Writing, fixing, and migrating code is not exactly something you want to do when you're tired, there's way too high of a risk of error and more problems as a result. We like to joke "Hey, don't drop the database by accident" when our programmers write scripts on the database, because someone did once, by accident of course and thankfully not on the live database. Making critical decisions about a project is not something you want to do when you're tired, it's too easy to get caught up in the moment and not be able to think clearly. System test and bug checking is not something you should do when you're tired, you don't have the focus you should have and will be too quick to rush through testing because you feel so close to the finish.

The times when my project team has had to do these types of sprints to get a project done have not ended in disaster, for the most part things were ok (except for that one time years ago when we realized at 2am Monday morning that we had to roll back an entire project and months of programming work, by the time people got into the office at 9).
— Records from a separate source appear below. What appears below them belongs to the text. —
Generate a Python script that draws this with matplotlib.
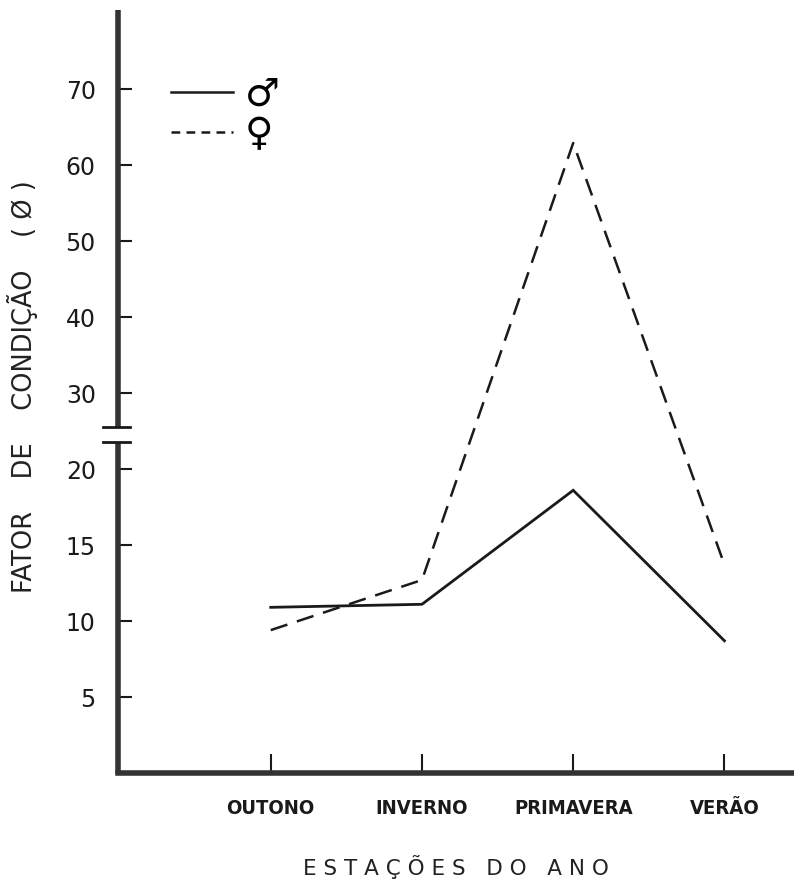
import matplotlib
matplotlib.use("Agg")
import matplotlib.pyplot as plt
import numpy as np
from matplotlib.lines import Line2D
import matplotlib.transforms as mtransforms

seasons = ["OUTONO", "INVERNO", "PRIMAVERA", "VERÃO"]
male = [10.9, 11.1, 18.6, 8.7]
female = [9.4, 12.7, 62.9, 13.7]
yticks = [5, 10, 15, 20, 30, 40, 50, 60, 70]
BREAK = 20.0

def fwd(v):
    v = np.asarray(v, dtype=float)
    return np.where(v <= BREAK, v, BREAK + (v - BREAK) / 2.0)

def inv(t):
    t = np.asarray(t, dtype=float)
    return np.where(t <= BREAK, t, BREAK + (t - BREAK) * 2.0)

fig = plt.figure(figsize=(7.94, 8.88), dpi=100)
ax = fig.add_axes([118/794, 1 - 773/888, 1 - 118/794, (773 - 10)/888])
ax.set_yscale("function", functions=(fwd, inv))

x = np.arange(len(seasons))
ax.plot(x, male, color="#1a1a1a", lw=2.0, solid_joinstyle="miter")
ax.plot(x, female, color="#1a1a1a", lw=1.8, dashes=(7, 4))

ax.set_xlim(-1.01, 3.46)
ax.set_ylim(0, 80.4)

ax.set_xticks(x)
ax.set_xticklabels(seasons, fontsize=14.5, fontweight="bold", fontstretch="condensed")
ax.set_yticks(yticks)
ax.set_yticklabels([str(t) for t in yticks], fontsize=17)
ax.tick_params(axis="x", direction="in", length=14, width=1.5, pad=19, colors="#1a1a1a")
ax.tick_params(axis="y", direction="in", length=10, width=1.5, pad=16, colors="#1a1a1a")
ax.yaxis.set_minor_locator(matplotlib.ticker.NullLocator())

for s in ["top", "right", "left"]:
    ax.spines[s].set_visible(False)
ax.spines["bottom"].set_linewidth(4)
ax.spines["bottom"].set_color("#333333")

# y axis with break
tr = mtransforms.blended_transform_factory(ax.transAxes, ax.transData)
lo, hi = 23.6, 25.5
ax.plot([0, 0], [0, lo], transform=tr, color="#333333", lw=4, clip_on=False, solid_capstyle="butt")
ax.plot([0, 0], [hi, 80.4], transform=tr, color="#333333", lw=4, clip_on=False, solid_capstyle="butt")
for yb in (lo, hi):
    ax.plot([-0.022, 0.018], [yb, yb], transform=tr, color="#1a1a1a", lw=2, clip_on=False)

ax.set_xlabel("E S T A Ç Õ E S   D O   A N O", fontsize=15.5, labelpad=26, color="#222222")
ax.set_ylabel("FATOR    DE    CONDIÇÃO    ( Ø )", fontsize=18.5, color="#222222")
ax.yaxis.set_label_coords(-0.118, 0.507)

handles = [Line2D([], [], color="#1a1a1a", lw=1.8),
           Line2D([], [], color="#1a1a1a", lw=1.8, dashes=(3.5, 2.5))]
leg = ax.legend(handles, ["♂", "♀"], loc="upper left", bbox_to_anchor=(0.027, 0.96),
                frameon=False, fontsize=28, handlelength=1.6, handletextpad=0.3,
                labelspacing=0.05)

fig.savefig("out.png", dpi=100)
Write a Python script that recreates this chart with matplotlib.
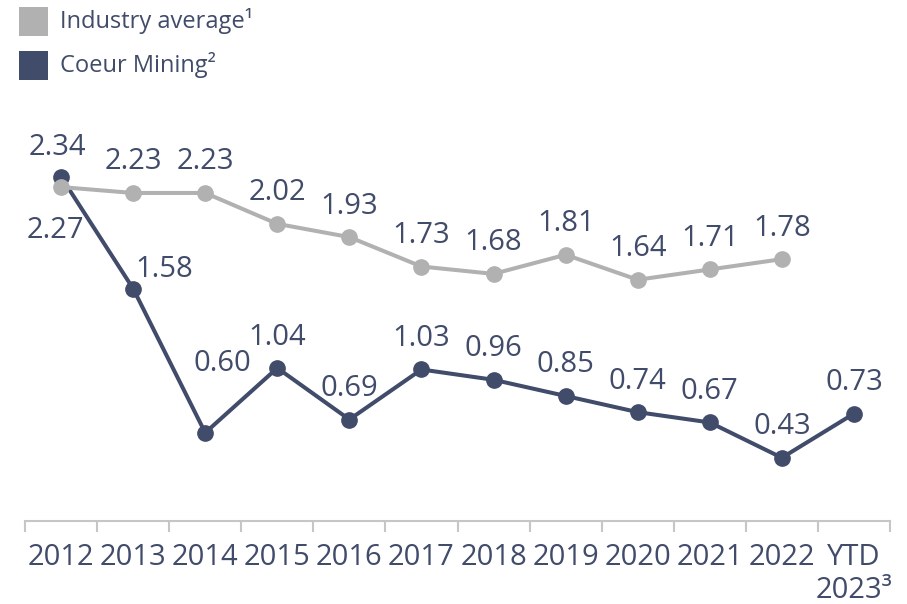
import matplotlib
matplotlib.use("Agg")
import matplotlib.pyplot as plt
from matplotlib.patches import Rectangle

plt.rcParams['font.family'] = ['Open Sans', 'DejaVu Sans']

categories = ["2012", "2013", "2014", "2015", "2016", "2017", "2018", "2019",
              "2020", "2021", "2022", "YTD\n2023\u00b3"]
industry = [2.27, 2.23, 2.23, 2.02, 1.93, 1.73, 1.68, 1.81, 1.64, 1.71, 1.78]
coeur = [2.34, 1.58, 0.60, 1.04, 0.69, 1.03, 0.96, 0.85, 0.74, 0.67, 0.43, 0.73]

NAVY = "#414B6A"
GRAY = "#B1B1B1"
AXIS = "#C6C6C6"

# label offsets (pixels) of label centre relative to point
coeur_off = [(-4, 32), (31, 22), (17, 72)] + [(0, 34)] * 9
industry_off = [(-6, -40)] + [(0, 34)] * 10

fig = plt.figure(figsize=(9.07, 6.04), dpi=100)
ax = fig.add_axes([25 / 907, 1 - 521 / 604, 865 / 907, 421 / 604])

x_c = list(range(len(coeur)))
x_i = list(range(len(industry)))
ax.plot(x_c, coeur, color=NAVY, lw=2.9, marker='o', ms=11, zorder=3,
        solid_capstyle='round', clip_on=False)
ax.plot(x_i, industry, color=GRAY, lw=2.9, marker='o', ms=11, zorder=4,
        solid_capstyle='round', clip_on=False)

FS = 21
cap = 10.5  # half cap height in px
for xi, v, (dx, dy) in zip(x_c, coeur, coeur_off):
    ax.annotate(f"{v:.2f}", (xi, v), xytext=(dx, dy - cap), textcoords='offset pixels',
                ha='center', va='baseline', fontsize=FS, color=NAVY, zorder=5)
for xi, v, (dx, dy) in zip(x_i, industry, industry_off):
    ax.annotate(f"{v:.2f}", (xi, v), xytext=(dx, dy - cap), textcoords='offset pixels',
                ha='center', va='baseline', fontsize=FS, color=NAVY, zorder=5)

ax.set_xlim(-0.5, len(categories) - 0.5)
ax.set_ylim(0, 421 / 147.1)

for s in ['top', 'right', 'left']:
    ax.spines[s].set_visible(False)
ax.spines['bottom'].set_color(AXIS)
ax.spines['bottom'].set_linewidth(1.5)
ax.set_yticks([])

ax.set_xticks(range(len(categories)))
ax.set_xticklabels(categories, fontsize=FS, color=NAVY, linespacing=1.15)
ax.tick_params(axis='x', which='major', length=0, pad=16)
ax.set_xticks([i - 0.5 for i in range(len(categories) + 1)], minor=True)
ax.tick_params(axis='x', which='minor', length=8, width=1.5, color=AXIS)

# legend
labels = ["Industry average\u00b9", "Coeur Mining\u00b2"]
colors = [GRAY, NAVY]
for i, (lab, c) in enumerate(zip(labels, colors)):
    y0 = 7 + i * 44
    fig.patches.append(Rectangle((19 / 907, 1 - (y0 + 29) / 604), 29 / 907, 29 / 604,
                                 transform=fig.transFigure, color=c, lw=0))
    fig.text(60 / 907, 1 - (y0 + 14.5) / 604, lab, fontsize=17, color=NAVY,
             ha='left', va='center')

fig.savefig("out.png", dpi=100)
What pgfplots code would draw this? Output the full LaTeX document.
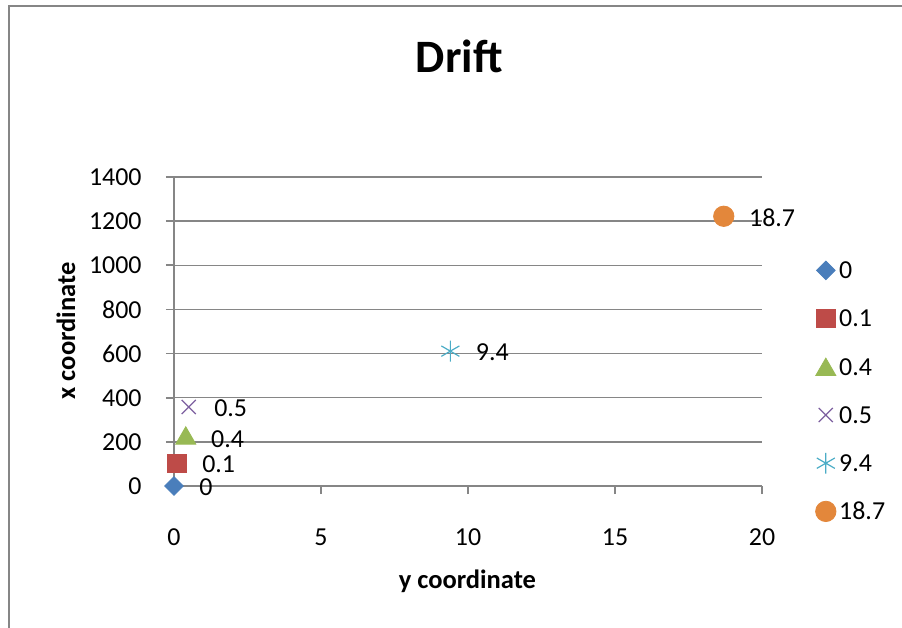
\documentclass[border=0pt]{standalone}
\usepackage{fontspec}
\setmainfont{Carlito}
\usepackage{pgfplots}
\pgfplotsset{compat=1.18}

\definecolor{cblue}{HTML}{4A7EBB}
\definecolor{cred}{HTML}{BE4B48}
\definecolor{cgreen}{HTML}{98B954}
\definecolor{cpurple}{HTML}{7D60A0}
\definecolor{caqua}{HTML}{4BACC6}
\definecolor{corange}{HTML}{E3873B}
\definecolor{gridgray}{HTML}{868686}

\begin{document}
\begin{tikzpicture}
\useasboundingbox (0bp,0bp) rectangle (451bp,314bp);
% chart frame (only left and top edges are visible)
\draw[line width=1bp, color=gridgray] (4.25bp,0bp) -- (4.25bp,311bp) -- (451bp,311bp);
\node[anchor=base, font=\fontsize{23.3}{28}\selectfont\bfseries] at (229.6bp,277.6bp) {Drift};

\begin{axis}[
    at={(87bp,71bp)}, anchor=south west,
    scale only axis, width=294bp, height=154.5bp,
    xmin=0, xmax=20, ymin=0, ymax=1400,
    xtick={0,5,...,20}, ytick={0,200,...,1400},
    axis x line=bottom, axis y line=left,
    axis line style={-, draw=gridgray, line width=0.8bp},
    ymajorgrids, grid style={draw=gridgray, line width=0.75bp},
    tick align=outside, major tick length=4bp,
    tick style={draw=gridgray, line width=0.8bp},
    /pgf/number format/assume math mode=true,
    /pgf/number format/1000 sep={},
    ticklabel style={font=\fontsize{13}{15.6}\selectfont, inner sep=0pt},
    xticklabel style={anchor=base, yshift=-25.5bp},
    yticklabel style={anchor=east, xshift=-12bp},
    xlabel={y coordinate}, ylabel={x coordinate},
    label style={font=\fontsize{13.3}{16}\selectfont\bfseries, inner sep=0pt},
    xlabel style={at={(rel axis cs:0.499,0)}, anchor=base, yshift=-51bp},
    ylabel style={at={(rel axis cs:0,0.5016)}, anchor=base, yshift=49.5bp},
    clip=false,
    every node near coord/.append style={anchor=west, inner sep=0pt,
        xshift=12.5bp, yshift=-0.5bp, text=black, font=\fontsize{13}{15.6}\selectfont},
    legend cell align=left,
    legend image code/.code={\draw[#1] plot coordinates {(0bp,0bp)};},
    legend style={draw=none, fill=none, inner sep=0pt,
        at={(rel axis cs:1.0905,0.7644)}, anchor=north west,
        column sep=1.6bp, row sep=3.9bp,
        nodes={anchor=west, inner sep=0pt, text height=14.2bp, text depth=6bp,
               font=\fontsize{13}{15.6}\selectfont}},
]
\addplot[only marks, mark=square*, mark size=3.3bp,
    mark options={rotate=45, draw=cblue, fill=cblue},
    nodes near coords={0}] coordinates {(0,0)};
\addlegendentry{0}
\addplot[only marks, mark=square*, mark size=4.6bp,
    mark options={draw=cred, fill=cred},
    nodes near coords={0.1}] coordinates {(0.1,103)};
\addlegendentry{0.1}
\addplot[only marks, mark=triangle*, mark size=5.8bp,
    mark options={draw=cgreen, fill=cgreen, yshift=-1.45bp},
    nodes near coords={0.4}] coordinates {(0.4,229)};
\addlegendentry{0.4}
\addplot[only marks, mark=x, mark size=5bp,
    mark options={draw=cpurple, line width=0.6bp},
    nodes near coords={0.5}] coordinates {(0.5,358)};
\addlegendentry{0.5}
\addplot[only marks, mark=asterisk, mark size=5.2bp,
    mark options={draw=caqua, line width=0.6bp},
    nodes near coords={9.4}] coordinates {(9.4,611)};
\addlegendentry{9.4}
\addplot[only marks, mark=*, mark size=5.1bp,
    mark options={draw=corange, fill=corange},
    nodes near coords={18.7}] coordinates {(18.7,1222)};
\addlegendentry{18.7}
\end{axis}
\end{tikzpicture}
\end{document}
And even though it might have been a nice bonding experience, I can't say I love doing it this way. I would like to think that in an ideal world we won't be in the situation where we have to pull marathon work shifts to get the project out in time, and I'd like to say that in the interest of quality we should avoid this all-together.

Is it possible to always avoid? Probably not. I am fortunate to have a client who allows me flexibility most of the time with my launch dates, and I guess I should just be grateful for that!